TL;DR Claim(s) to Fame
Marius Dewilde is best known as a French close-encounter witness from the 1954 UFO wave in France. His story is often discussed in ufology as a “classic” early humanoid-encounter narrative with alleged traces and rapid press amplification.
Dewilde was a railway worker living near the tracks in Quarouble, Nord. The setting—tracks, night disturbance, and sudden proximity—helped cement the case as memorable and repeatedly retold.
Dewilde was not a career investigator; his role in ufology is as a primary witness whose account became widely circulated in European UFO literature.
1954: The reported encounter occurred during a period of intense UFO reporting in France, when newspapers and magazines rapidly circulated sightings and close-encounter claims.
1950s–present: The Dewilde case became a reference point in catalogs of close encounters, particularly in discussions of the 1954 French flap.
Later attention focused on retellings, reconstructions, and comparisons to other humanoid encounter patterns from mid-century Europe.
As a witness-case, the contribution is narrative: a structured story of “beings + craft + trace-like aftermath,” which became a template for later close-encounter discourse.
The Quarouble encounter is the core case associated with Dewilde.
The case is often framed either as a literal close encounter with non-human beings or as a product of misperception, folklore dynamics, and intense 1950s media conditions.
As with many mid-century close encounters, critics question evidential quality, trace interpretation, and post-event embellishment.
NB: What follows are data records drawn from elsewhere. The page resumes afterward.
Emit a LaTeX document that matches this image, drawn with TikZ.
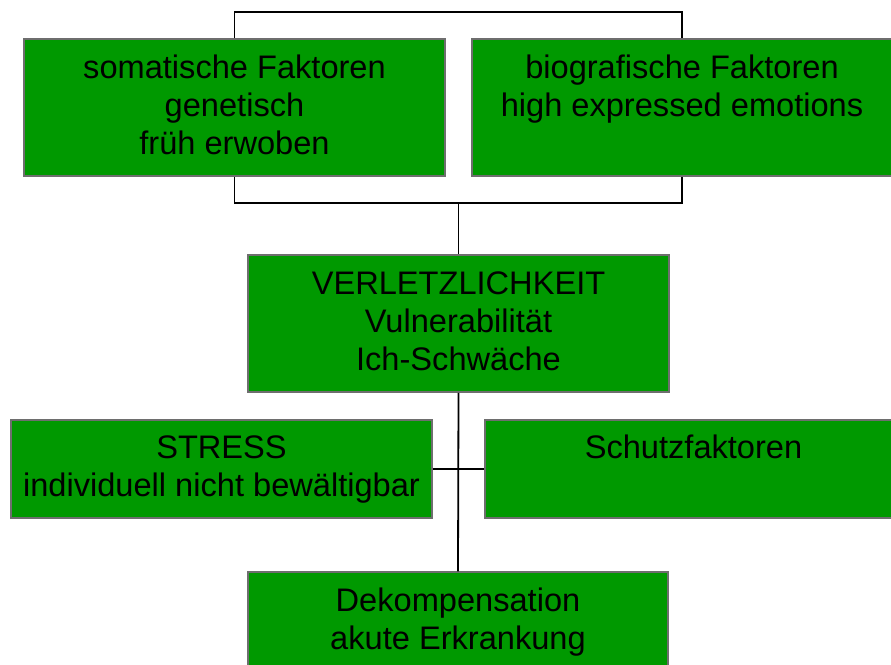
\documentclass[tikz,border=0pt]{standalone}
\usepackage{fontspec}
\setmainfont{Liberation Sans}
\definecolor{boxgreen}{HTML}{009900}
\definecolor{boxborder}{HTML}{6E6E6E}
\begin{document}
\begin{tikzpicture}[x=1pt,y=-1pt,
  greenbox/.style={draw=boxborder,line width=1.5pt,fill=boxgreen,rectangle,inner sep=0pt},
  boxtext/.style={anchor=north,inner sep=0pt,align=center,font=\fontsize{32.6}{38}\selectfont,yshift=-13.4pt},
  conn/.style={draw=black,line width=1.8pt}]
\useasboundingbox (0,0) rectangle (891,664);
\clip (0,0) rectangle (891,664);
% boxes
\node[greenbox,minimum width=421pt,minimum height=137pt] (tl) at (234.5,107.5) {};
\node[greenbox,minimum width=420pt,minimum height=137pt] (tr) at (682,107.5) {};
\node[greenbox,minimum width=421pt,minimum height=137pt] (verl) at (458.5,323.5) {};
\node[greenbox,minimum width=421pt,minimum height=98pt] (stress) at (221.5,469) {};
\node[greenbox,minimum width=417pt,minimum height=98pt] (schutz) at (693.5,469) {};
\node[greenbox,minimum width=420pt,minimum height=108pt] (dekomp) at (458,626) {};
% texts
\node[boxtext] (tltext) at (tl.north) {\strut somatische Faktoren\\genetisch\\früh erwoben};
\node[boxtext] (trtext) at (tr.north) {\strut biografische Faktoren\\high expressed emotions};
\node[boxtext] (verltext) at (verl.north) {\strut VERLETZLICHKEIT\\Vulnerabilität\\Ich-Schwäche};
\node[boxtext,yshift=1pt] (stresstext) at (stress.north) {\strut STRESS\\individuell nicht bewältigbar};
\node[boxtext,yshift=1pt] (schutztext) at (schutz.north) {\strut Schutzfaktoren};
\node[boxtext] (dekomptext) at (dekomp.north) {\strut Dekompensation\\akute Erkrankung};
% connectors
\coordinate (topbar) at (458,12);
\coordinate (midbar) at (458.5,203);
\draw[conn,line width=1.5pt] (tl.north) |- (topbar) -| (tr.north);
\draw[conn] (tl.south) |- (midbar) -| (tr.south);
\draw[conn] (midbar) -- (verl.north);
\draw[conn] (verl.south) -- (dekomp.north);
\draw[conn] (stress.east) -- (schutz.west);
\end{tikzpicture}
\end{document}
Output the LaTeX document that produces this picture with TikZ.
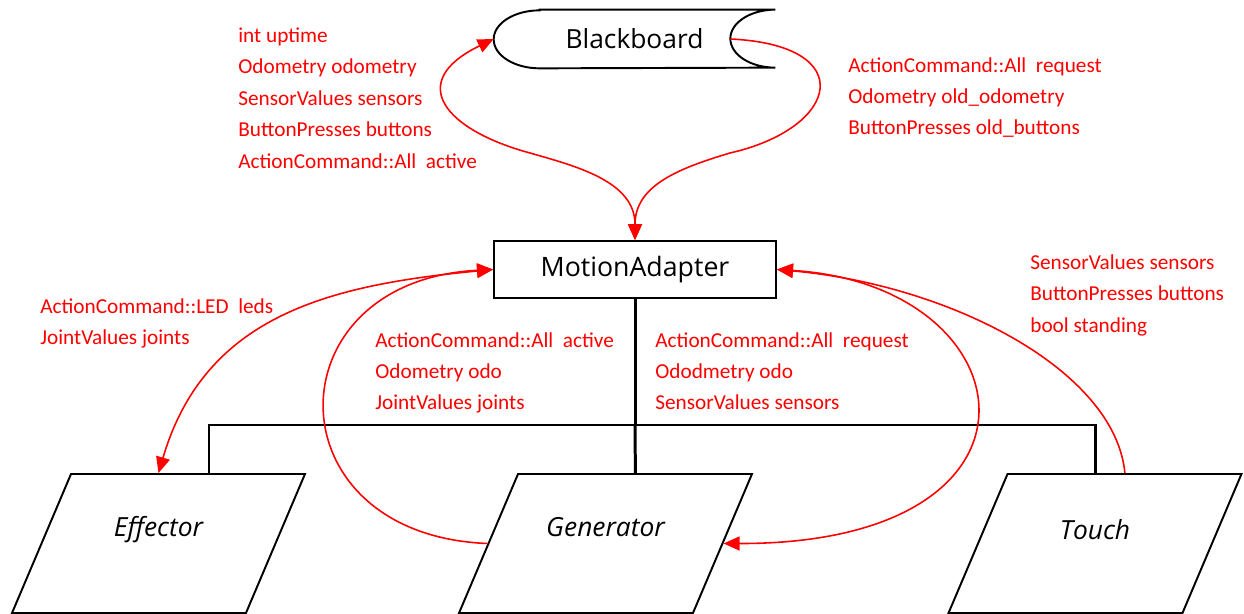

Supporters emphasize the consistency of certain reported details across the broader 1954 wave.
The case persists through books, articles, and reenactment-style UFO media, often used as an emblematic example of the French 1954 flap.
Ne résistez pas aux extra-terrestres (associated book title commonly linked to the case).
Dewilde remains a “named case” in European ufology, frequently used to illustrate early humanoid-encounter narratives and the cultural intensity of 1954 France.